Additionally, the budget proposal wants the human lunar landers to be commercially developed — something that has become somewhat controversial for lawmakers. The administration also wants commercial rockets to launch the pieces of a new space station NASA is hoping to build around the Moon, called the Gateway.

As for the International Space Station, the request provides funding for the project through 2025. That stands in contrast to an earlier budget request from 2018, in which the Trump administration proposed ending direct funding for the ISS by the end of 2024. The president’s recent requests no longer call for the cancellation of the ISS by 2024, but this proposal does emphasize the desire for NASA to transition control of the space station and the domain of low Earth orbit to commercial companies that might want to operate their own stations in orbit around our planet. NASA has requested $150 million to aid with this transition.

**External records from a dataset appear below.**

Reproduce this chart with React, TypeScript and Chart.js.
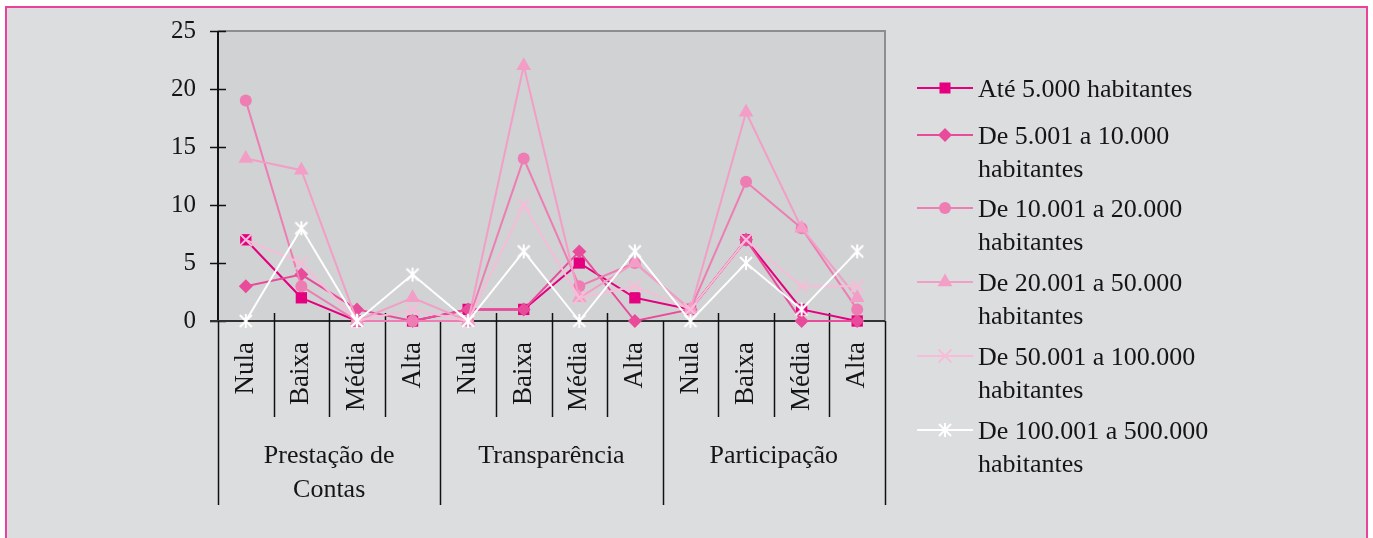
import React, { useEffect, useRef } from "react";
import { Chart, registerables } from "chart.js";

Chart.register(...registerables);

// ---------- data ----------
const levels = ["Nula", "Baixa", "Média", "Alta"];
const groupNames = [["Prestação de", "Contas"], ["Transparência"], ["Participação"]];
const categories = groupNames.flatMap(() => levels);

const seriesNames = [
  ["Até 5.000 habitantes"],
  ["De 5.001 a 10.000", "habitantes"],
  ["De 10.001 a 20.000", "habitantes"],
  ["De 20.001 a 50.000", "habitantes"],
  ["De 50.001 a 100.000", "habitantes"],
  ["De 100.001 a 500.000", "habitantes"],
];

const ate5000 = [7, 2, 0, 0, 1, 1, 5, 2, 1, 7, 1, 0];
const de5a10 = [3, 4, 1, 0, 1, 1, 6, 0, 1, 7, 0, 0];
const de10a20 = [19, 3, 0, 0, 0, 14, 3, 5, 1, 12, 8, 1];
const de20a50 = [14, 13, 0, 2, 0, 22, 2, 5, 1, 18, 8, 2];
const de50a100 = [7, 5, 0, 1, 0, 10, 2, 3, 1, 7, 3, 3];
const de100a500 = [0, 8, 0, 4, 0, 6, 0, 6, 0, 5, 1, 6];
const seriesValues = [ate5000, de5a10, de10a20, de20a50, de50a100, de100a500];

const yMin = 0;
const yMax = 25;
const yStep = 5;

// ---------- styles ----------
const FONT = '"Liberation Serif", "Times New Roman", serif';
const TEXT = "#151515";
const colors = ["#E4007F", "#E94B9B", "#EE7DB3", "#F39EC6", "#F7BCD8", "#FFFFFF"];
const markerStyles = ["rect", "rectRot", "circle", "triangle", "crossRot", "star"];
const markerRadius = [8, 7, 6, 8.5, 9, 7];

function makeStar(color: string): HTMLCanvasElement {
  const c = document.createElement("canvas");
  c.width = 16;
  c.height = 16;
  const g = c.getContext("2d")!;
  g.strokeStyle = color;
  g.lineWidth = 2;
  g.beginPath();
  g.moveTo(2, 2); g.lineTo(14, 14);
  g.moveTo(14, 2); g.lineTo(2, 14);
  g.moveTo(8, 1); g.lineTo(8, 15);
  g.stroke();
  return c;
}

function drawMarker(ctx: CanvasRenderingContext2D, i: number, x: number, y: number, star: HTMLCanvasElement) {
  const col = colors[i];
  ctx.save();
  ctx.fillStyle = col;
  ctx.strokeStyle = col;
  ctx.lineWidth = 2;
  const st = markerStyles[i];
  if (st === "rect") {
    ctx.fillRect(x - 5.5, y - 5.5, 11, 11);
  } else if (st === "rectRot") {
    ctx.beginPath();
    ctx.moveTo(x - 7, y); ctx.lineTo(x, y - 7); ctx.lineTo(x + 7, y); ctx.lineTo(x, y + 7);
    ctx.closePath(); ctx.fill();
  } else if (st === "circle") {
    ctx.beginPath(); ctx.arc(x, y, 6, 0, Math.PI * 2); ctx.fill();
  } else if (st === "triangle") {
    const r = 8.5;
    ctx.beginPath();
    ctx.moveTo(x, y - r); ctx.lineTo(x + 0.866 * r, y + 0.5 * r); ctx.lineTo(x - 0.866 * r, y + 0.5 * r);
    ctx.closePath(); ctx.fill();
  } else if (st === "crossRot") {
    ctx.beginPath();
    ctx.moveTo(x - 6.5, y - 6.5); ctx.lineTo(x + 6.5, y + 6.5);
    ctx.moveTo(x + 6.5, y - 6.5); ctx.lineTo(x - 6.5, y + 6.5);
    ctx.stroke();
  } else {
    ctx.drawImage(star, x - 8, y - 8);
  }
  ctx.restore();
}

export default function App() {
  const ref = useRef<HTMLCanvasElement | null>(null);

  useEffect(() => {
    if (!ref.current) return;
    const star = makeStar("#FFFFFF");

    const decor = {
      id: "decor",
      beforeDraw(chart: any) {
        const { ctx, chartArea: a } = chart;
        ctx.save();
        ctx.fillStyle = "#FFFFFF";
        ctx.fillRect(0, 0, chart.width, chart.height);
        ctx.fillStyle = "#DCDDDF";
        ctx.fillRect(6, 7, 1361, 540);
        ctx.strokeStyle = "#E8429B";
        ctx.lineWidth = 2;
        ctx.strokeRect(6, 7, 1361, 545);
        ctx.fillStyle = "#D1D2D4";
        ctx.fillRect(a.left, a.top, a.right - a.left, a.bottom - a.top);
        ctx.restore();
      },
      beforeDatasetsDraw(chart: any) {
        const { ctx, chartArea: a, scales } = chart;
        const x = scales.x;
        const y = scales.y;
        ctx.save();
        // top & right border
        ctx.strokeStyle = "#8E8E8E";
        ctx.lineWidth = 2;
        ctx.beginPath();
        ctx.moveTo(a.left, a.top); ctx.lineTo(a.right, a.top); ctx.lineTo(a.right, a.bottom);
        ctx.stroke();
        // y axis
        ctx.strokeStyle = "#111111";
        ctx.beginPath();
        ctx.moveTo(a.left, a.top); ctx.lineTo(a.left, a.bottom);
        ctx.stroke();
        ctx.lineWidth = 1.5;
        for (let v = yMin; v <= yMax; v += yStep) {
          const py = Math.round(y.getPixelForValue(v)) + 0.5;
          ctx.beginPath(); ctx.moveTo(a.left - 8, py); ctx.lineTo(a.left + 8, py); ctx.stroke();
        }
        // x axis
        ctx.strokeStyle = "#333333";
        ctx.lineWidth = 2;
        ctx.beginPath(); ctx.moveTo(a.left - 8, a.bottom); ctx.lineTo(a.right, a.bottom); ctx.stroke();
        // category separators
        ctx.strokeStyle = "#111111";
        ctx.lineWidth = 1.5;
        const n = categories.length;
        const w = (x.getPixelForValue(1) - x.getPixelForValue(0));
        for (let i = 0; i <= n; i++) {
          const px = Math.round(x.getPixelForValue(0) - w / 2 + i * w) + 0.5;
          const isGroup = i % levels.length === 0;
          ctx.beginPath();
          ctx.moveTo(px, isGroup ? a.bottom : a.bottom - 8);
          ctx.lineTo(px, isGroup ? 505 : 417);
          ctx.stroke();
        }
        // group labels
        ctx.fillStyle = TEXT;
        ctx.font = `26px ${FONT}`;
        ctx.textAlign = "center";
        ctx.textBaseline = "alphabetic";
        groupNames.forEach((lines, g) => {
          const cx = (x.getPixelForValue(g * 4) + x.getPixelForValue(g * 4 + 3)) / 2;
          lines.forEach((t, k) => ctx.fillText(t, cx, 463 + k * 34));
        });
        ctx.restore();
      },
      afterDraw(chart: any) {
        const { ctx } = chart;
        ctx.save();
        const centers = [88, 135, 208, 282, 356, 430];
        seriesNames.forEach((lines, i) => {
          const cy = centers[i];
          ctx.strokeStyle = colors[i];
          ctx.lineWidth = 2;
          ctx.beginPath(); ctx.moveTo(917, cy); ctx.lineTo(973, cy); ctx.stroke();
          drawMarker(ctx, i, 945, cy, star);
          ctx.fillStyle = TEXT;
          ctx.font = `26px ${FONT}`;
          ctx.textAlign = "left";
          ctx.textBaseline = "alphabetic";
          lines.forEach((t, k) => ctx.fillText(t, 978, cy + 9 + k * 33));
        });
        ctx.restore();
      },
    };

    const n = seriesValues.length;
    const chart = new Chart(ref.current, {
      type: "line",
      data: {
        labels: categories,
        datasets: seriesValues.map((vals, i) => ({
          label: seriesNames[i].join(" "),
          data: vals,
          borderColor: colors[i],
          backgroundColor: colors[i],
          pointBackgroundColor: colors[i],
          pointBorderColor: colors[i],
          borderWidth: 2,
          pointBorderWidth: markerStyles[i] === "crossRot" ? 2 : 0,
          pointStyle: (markerStyles[i] === "star" ? star : markerStyles[i]) as any,
          pointRadius: markerRadius[i],
          pointHoverRadius: markerRadius[i],
          tension: 0,
          fill: false,
          clip: false as any,
          order: n - 1 - i,
        })),
      },
      options: {
        responsive: false,
        animation: false,
        events: [],
        layout: { padding: { top: 31, right: 488, left: 0, bottom: 0 } },
        plugins: {
          legend: { display: false },
          tooltip: { enabled: false },
          title: { display: false },
        },
        scales: {
          x: {
            type: "category",
            offset: true,
            grid: { display: false, drawTicks: false },
            border: { display: false },
            ticks: {
              autoSkip: false,
              minRotation: 90,
              maxRotation: 90,
              padding: 21,
              color: TEXT,
              font: { family: FONT, size: 27 },
            },
            afterFit: (s: any) => { s.height = 217; s.paddingLeft = 0; s.paddingRight = 0; },
          },
          y: {
            min: yMin,
            max: yMax,
            grid: { display: false, drawTicks: false },
            border: { display: false },
            ticks: {
              stepSize: yStep,
              padding: 22,
              color: TEXT,
              font: { family: FONT, size: 25 },
            },
            afterFit: (s: any) => { s.width = 218; s.paddingTop = 0; s.paddingBottom = 0; },
          },
        },
      },
      plugins: [decor],
    });
    return () => chart.destroy();
  }, []);

  return (
    <div style={{ position: "absolute", left: 0, top: 0, width: 1373, height: 538 }}>
      <canvas ref={ref} width={1373} height={538} style={{ display: "block" }} />
    </div>
  );
}
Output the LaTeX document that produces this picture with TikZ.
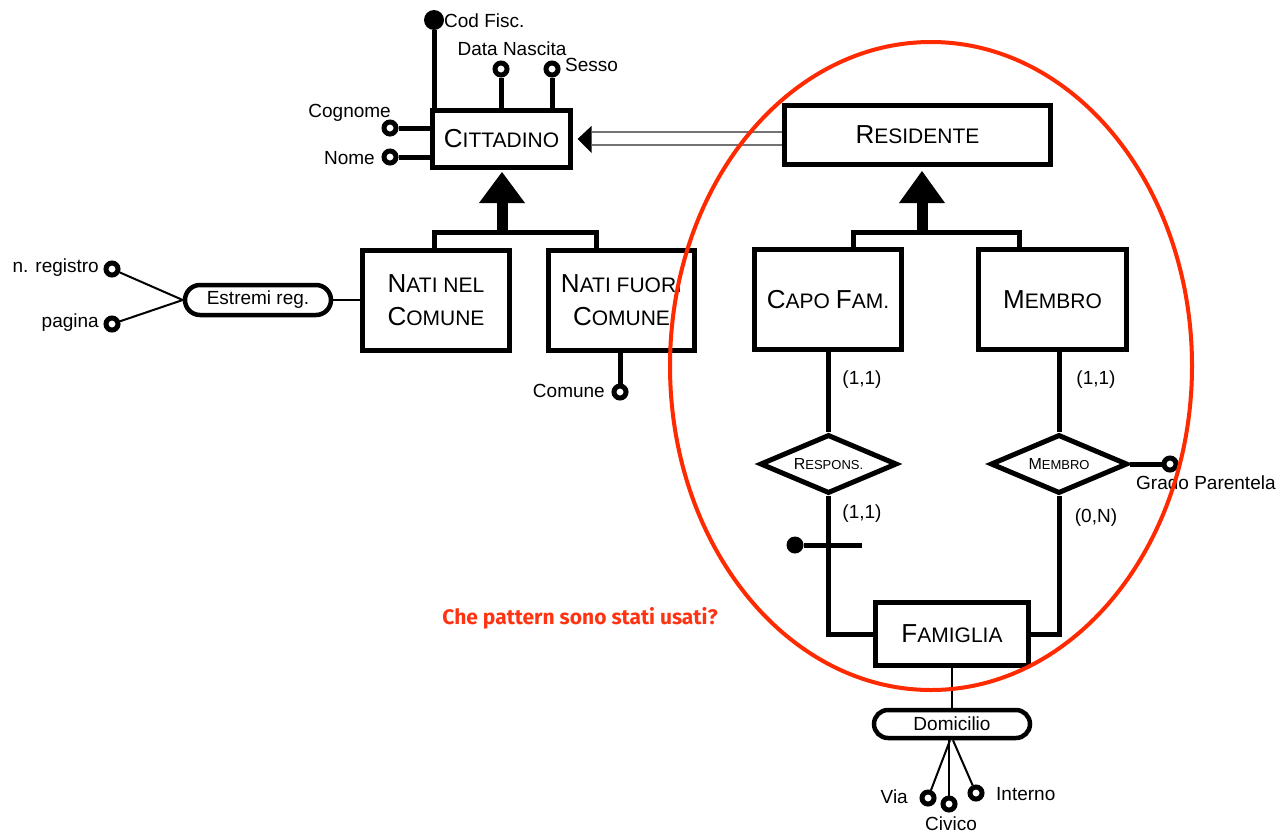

Overall, the Trump administration is proposing a robust budget for NASA, one the agency hasn’t seen in quite some time. And if NASA is expected to get to the Moon fast, it’s going to need a large increase in funding to at least attempt to meet its deadline. But many congressional lawmakers have already expressed skepticism of NASA’s Artemis program, doubting the need to land humans by 2024 — a fairly political deadline that would coincide with the end of a second possible term for Trump. Plus, the big increase for NASA is being requested while the administration is eyeing cuts to domestic aid programs, as well as the Environmental Protection Agency.

It’s doubtful the administration will get as much as it wants for the space agency, despite Trump personally calling on Congress to fund the Artemis program in his State of the Union speech. The year ahead will show exactly how much lawmakers are willing to give and what they believe NASA’s priorities should be.